Copyright is not the only type of IP right implicated — and others such as rights of privacy and publicity become increasingly relevant in the age of social media — but it provides many of the most accessible examples. Let’s use Pinterest as a case study. For those who may not have tried the service, Pinterest is an online “pinboard” of sorts, enabling users to create “boards” on various areas of interest (see mine, Term Sheet, as an example). There is nothing new per se about a user-generated content site on which users select and post items of interest from around the Internet; “social bookmarking” and recommendation tools have been around for years, and of course sites such as Facebook and MySpace allow users to post images and links by the millions.

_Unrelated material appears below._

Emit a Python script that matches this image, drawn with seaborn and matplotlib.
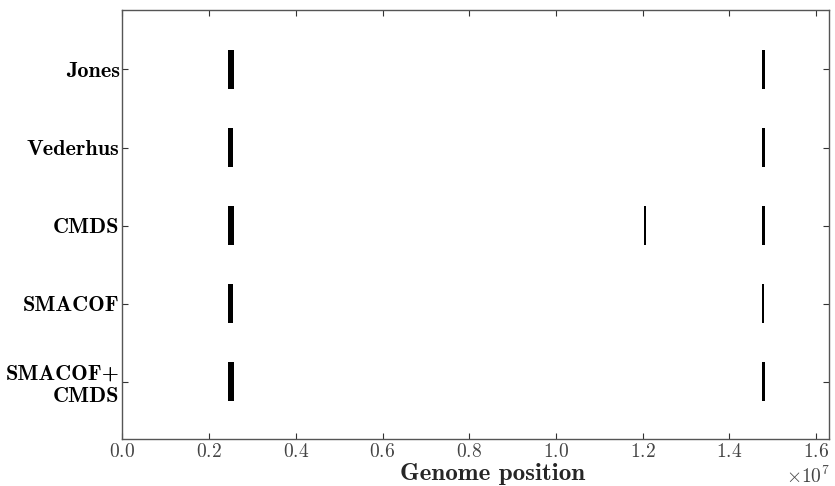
import matplotlib
matplotlib.use("Agg")
import matplotlib.pyplot as plt
import seaborn as sns
import pandas as pd

# ---- data ----
methods = ["Jones", "Vederhus", "CMDS", "SMACOF", "SMACOF+\nCMDS"]
# intervals (start, end) in genome position for each method
interval_method = ["Jones", "Jones",
                   "Vederhus", "Vederhus",
                   "CMDS", "CMDS", "CMDS",
                   "SMACOF", "SMACOF",
                   "SMACOF+\nCMDS", "SMACOF+\nCMDS"]
interval_start = [2.440e6, 1.4745e7,
                  2.445e6, 1.4745e7,
                  2.440e6, 1.2035e7, 1.4745e7,
                  2.440e6, 1.4745e7,
                  2.440e6, 1.4745e7]
interval_end = [2.565e6, 1.4815e7,
                2.555e6, 1.4815e7,
                2.565e6, 1.2070e7, 1.4815e7,
                2.540e6, 1.4810e7,
                2.565e6, 1.4815e7]
x_ticks = [0.0, 0.2e7, 0.4e7, 0.6e7, 0.8e7, 1.0e7, 1.2e7, 1.4e7, 1.6e7]
x_max = 1.631e7

df = pd.DataFrame({"method": interval_method,
                   "start": interval_start,
                   "end": interval_end})
df["row"] = df["method"].map({m: i for i, m in enumerate(methods)})
df["width"] = df["end"] - df["start"]

# ---- style ----
sns.set_style("ticks", {
    "xtick.direction": "in", "ytick.direction": "in",
    "axes.edgecolor": "#555555",
})
plt.rcParams["font.family"] = ["cmr10", "DejaVu Serif"]
plt.rcParams["mathtext.fontset"] = "cm"
plt.rcParams["axes.formatter.use_mathtext"] = True
plt.rcParams["axes.unicode_minus"] = False

fig = plt.figure(figsize=(8.35, 4.86), dpi=100)
ax = fig.add_axes([0.1466, 0.0967, 0.8468, 0.8827])

ax.barh(df["row"], df["width"], left=df["start"], height=0.5,
        color="black", edgecolor="none", linewidth=0)

ax.set_xlim(0, x_max)
ax.set_ylim(4.73, -0.76)
ax.set_xticks(x_ticks)
ax.set_yticks(range(len(methods)))
ax.set_yticklabels(methods, fontfamily="cmb10", fontsize=16,
                   multialignment="right")
ax.tick_params(axis="both", which="both", direction="in", top=True,
               right=True, length=4, width=0.8, color="#333333", pad=2)
ax.tick_params(axis="x", labelsize=14, colors="#333333",
               labelcolor="#444444", pad=3)
ax.tick_params(axis="y", labelcolor="black")
for lab in ax.get_xticklabels():
    lab.set_fontfamily("cmr10")
ax.xaxis.get_offset_text().set_fontsize(14)
ax.xaxis.get_offset_text().set_color("#444444")
ax.set_xlabel("Genome position", fontfamily="cmb10", fontsize=18)
ax.xaxis.set_label_coords(0.524, -0.057)
for s in ax.spines.values():
    s.set_linewidth(1.0)
    s.set_color("#555555")

fig.savefig("out.png", dpi=100)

What gives? To gauge the legal risk incurred by the company, we have to start by reviewing the basics of copyright law as it applies to photo licensing. Without turning this into a long, boring law school exam question, here are the key questions followed by answers:
- Does posting a photo on Pinterest involve making a “copy?”

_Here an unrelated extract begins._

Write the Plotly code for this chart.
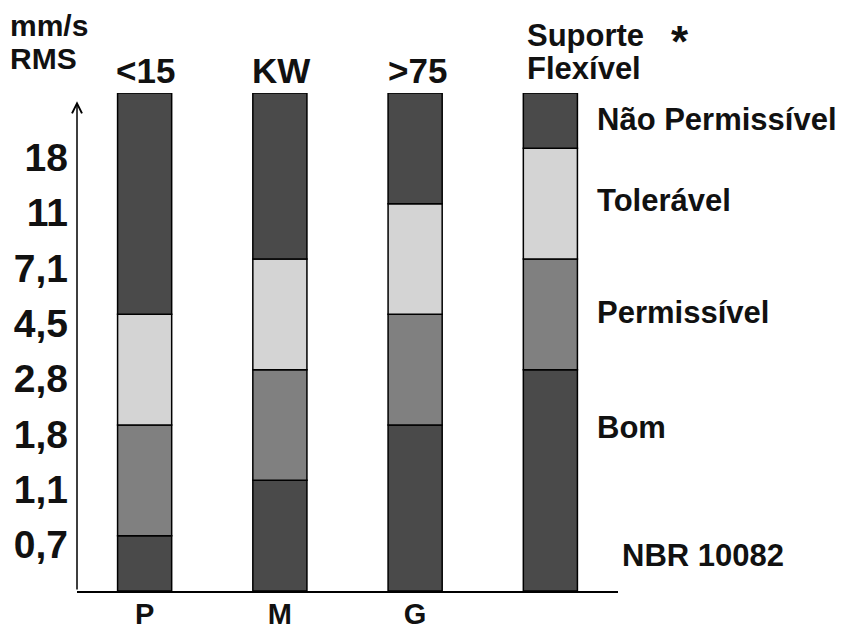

- If yes, is the photo I’m planning to post copyrighted?
- If yes, do I own the copyright or have permission (a license) from the copyright holder?
- If not, can I still do it anyway?
- If so, what, if anything, can the copyright owner do about it?

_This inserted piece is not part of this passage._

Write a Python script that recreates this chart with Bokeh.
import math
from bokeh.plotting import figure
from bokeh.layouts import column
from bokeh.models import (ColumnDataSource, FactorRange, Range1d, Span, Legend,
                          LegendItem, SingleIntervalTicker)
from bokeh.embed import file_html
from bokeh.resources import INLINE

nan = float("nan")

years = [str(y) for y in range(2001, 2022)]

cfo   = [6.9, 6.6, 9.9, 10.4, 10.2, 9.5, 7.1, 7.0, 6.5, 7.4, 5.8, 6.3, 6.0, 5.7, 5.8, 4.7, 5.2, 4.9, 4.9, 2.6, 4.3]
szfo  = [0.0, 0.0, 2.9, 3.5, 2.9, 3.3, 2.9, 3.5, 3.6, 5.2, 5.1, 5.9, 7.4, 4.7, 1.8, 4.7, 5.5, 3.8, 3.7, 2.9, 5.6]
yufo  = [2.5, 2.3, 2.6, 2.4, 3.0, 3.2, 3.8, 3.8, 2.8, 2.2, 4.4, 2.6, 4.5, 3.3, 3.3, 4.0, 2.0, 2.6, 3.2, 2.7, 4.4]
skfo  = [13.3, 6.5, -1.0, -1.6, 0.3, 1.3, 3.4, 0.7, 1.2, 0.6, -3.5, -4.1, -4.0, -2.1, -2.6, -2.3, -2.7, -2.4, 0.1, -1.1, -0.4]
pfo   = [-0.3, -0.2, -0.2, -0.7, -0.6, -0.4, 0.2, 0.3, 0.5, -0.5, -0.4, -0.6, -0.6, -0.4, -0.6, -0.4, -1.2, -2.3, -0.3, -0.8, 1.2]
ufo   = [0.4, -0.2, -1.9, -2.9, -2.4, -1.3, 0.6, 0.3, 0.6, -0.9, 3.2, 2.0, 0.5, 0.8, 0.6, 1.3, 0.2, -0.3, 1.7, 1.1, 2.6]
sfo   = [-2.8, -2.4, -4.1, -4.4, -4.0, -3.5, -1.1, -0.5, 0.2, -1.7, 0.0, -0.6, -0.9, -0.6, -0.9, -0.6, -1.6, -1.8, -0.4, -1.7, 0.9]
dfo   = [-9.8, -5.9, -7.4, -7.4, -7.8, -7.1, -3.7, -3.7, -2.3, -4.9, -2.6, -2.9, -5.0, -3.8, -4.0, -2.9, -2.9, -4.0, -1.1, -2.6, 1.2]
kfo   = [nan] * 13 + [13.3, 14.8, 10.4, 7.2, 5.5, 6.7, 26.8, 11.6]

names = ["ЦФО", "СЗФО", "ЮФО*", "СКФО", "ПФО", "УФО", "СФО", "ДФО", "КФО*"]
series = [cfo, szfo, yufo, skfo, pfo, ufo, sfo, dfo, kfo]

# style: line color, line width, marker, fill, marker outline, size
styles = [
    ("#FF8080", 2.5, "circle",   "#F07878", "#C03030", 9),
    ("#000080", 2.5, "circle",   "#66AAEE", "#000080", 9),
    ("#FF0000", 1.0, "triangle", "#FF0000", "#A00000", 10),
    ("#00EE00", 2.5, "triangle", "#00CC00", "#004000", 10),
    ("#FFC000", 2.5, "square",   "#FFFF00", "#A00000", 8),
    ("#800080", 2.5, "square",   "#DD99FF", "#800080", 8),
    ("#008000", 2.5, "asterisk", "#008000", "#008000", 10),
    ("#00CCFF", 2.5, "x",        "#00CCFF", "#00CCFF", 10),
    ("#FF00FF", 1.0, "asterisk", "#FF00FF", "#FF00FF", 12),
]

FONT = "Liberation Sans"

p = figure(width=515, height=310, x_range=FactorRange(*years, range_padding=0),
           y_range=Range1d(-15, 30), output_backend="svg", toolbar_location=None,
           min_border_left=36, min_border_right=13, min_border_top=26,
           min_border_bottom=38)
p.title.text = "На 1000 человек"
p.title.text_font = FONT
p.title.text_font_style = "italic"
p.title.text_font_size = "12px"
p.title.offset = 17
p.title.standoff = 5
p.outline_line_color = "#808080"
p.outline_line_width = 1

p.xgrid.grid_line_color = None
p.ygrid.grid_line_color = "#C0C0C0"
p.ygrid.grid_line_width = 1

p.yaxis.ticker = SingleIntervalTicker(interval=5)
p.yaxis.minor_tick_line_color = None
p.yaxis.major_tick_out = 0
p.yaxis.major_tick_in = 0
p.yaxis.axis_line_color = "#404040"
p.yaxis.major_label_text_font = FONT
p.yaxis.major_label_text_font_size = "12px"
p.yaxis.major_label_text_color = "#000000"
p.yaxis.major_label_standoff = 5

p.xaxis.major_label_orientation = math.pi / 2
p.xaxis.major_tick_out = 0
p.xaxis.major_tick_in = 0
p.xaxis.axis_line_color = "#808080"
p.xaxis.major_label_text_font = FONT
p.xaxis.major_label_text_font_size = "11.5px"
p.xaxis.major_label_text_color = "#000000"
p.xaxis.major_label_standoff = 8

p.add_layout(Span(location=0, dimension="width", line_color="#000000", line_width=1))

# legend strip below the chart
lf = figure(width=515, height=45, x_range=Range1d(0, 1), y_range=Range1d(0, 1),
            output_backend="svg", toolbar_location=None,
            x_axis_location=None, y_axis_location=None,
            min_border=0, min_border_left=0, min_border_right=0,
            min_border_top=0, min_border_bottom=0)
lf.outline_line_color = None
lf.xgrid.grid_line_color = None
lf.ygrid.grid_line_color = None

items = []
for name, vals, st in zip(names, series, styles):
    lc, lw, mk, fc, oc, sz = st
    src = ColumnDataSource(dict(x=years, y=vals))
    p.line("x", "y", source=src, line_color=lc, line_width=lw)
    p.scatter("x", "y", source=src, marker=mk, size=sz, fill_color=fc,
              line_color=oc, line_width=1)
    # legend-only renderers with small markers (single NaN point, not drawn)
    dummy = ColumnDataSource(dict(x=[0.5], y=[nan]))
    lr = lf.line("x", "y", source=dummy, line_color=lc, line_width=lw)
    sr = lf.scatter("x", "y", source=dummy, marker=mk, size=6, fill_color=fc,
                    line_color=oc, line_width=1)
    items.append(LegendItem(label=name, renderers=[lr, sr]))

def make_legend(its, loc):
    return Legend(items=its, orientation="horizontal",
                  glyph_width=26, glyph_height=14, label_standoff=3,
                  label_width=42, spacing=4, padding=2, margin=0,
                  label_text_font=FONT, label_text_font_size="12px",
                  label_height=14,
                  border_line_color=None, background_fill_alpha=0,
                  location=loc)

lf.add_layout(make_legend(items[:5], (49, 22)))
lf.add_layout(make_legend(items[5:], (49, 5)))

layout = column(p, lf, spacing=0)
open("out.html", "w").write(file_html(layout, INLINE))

- Finally, from the site operator’s perspective, is Pinterest liable for any infringing photos that I (or its millions of other users) might post on the service?
We can dispense with most of these quickly. Yes, posting a photo online is making a copy. In general, yes, it’s safe to assume any photo is copyrighted unless it’s either so old as to have fallen out of copyright or has been explicitly placed in the public domain. No, in most cases, unless it’s a photo I took myself, I don’t have ownership or a license to post it. This gets us to the interesting part: Can I still do it (lawfully) anyway? Without going way down the rathole of the fair use doctrine in copyright, the answer is a resounding “maybe.”
To the entrepreneur building a startup, the last two points are the ones that really matter. Granted no business owner wants to see his or her customers sued, but the liability issues that can kill a startup of this nature or render it unfundable are ones of secondary liability: In legal parlance, is Pinterest liable for contributory or vicarious infringement because of what its users are doing?
At this point, for anyone left wondering whether or when to consult a good lawyer, the answer should be self-evident. If the difference between creating an enterprise worth ten figures (let’s call it “Instagram“) and getting sued into bankruptcy (let’s call that one “Napster“) rests on points of IP law such as fair use and secondary liability, there’s no such thing as getting too much, or too early, advice from the right professionals. In getting up to speed, there’s also no substitute for reading the work of commentators whose grasp of the subject matter is detailed enough to make a thorough, reasoned analysis (notably Techdirt’s Mike Masnick — himself a lawyer — in this example).
In closing, it’s worth noting that even the most seasoned attorneys and law professors will disagree on some of these subjects. As with other potentially complex, risky undertakings like surgery, it never hurts to get a second opinion — although chances are, with lawyers as with doctors, you’ll always manage to fine one who is risk-averse enough to tell you not to do it.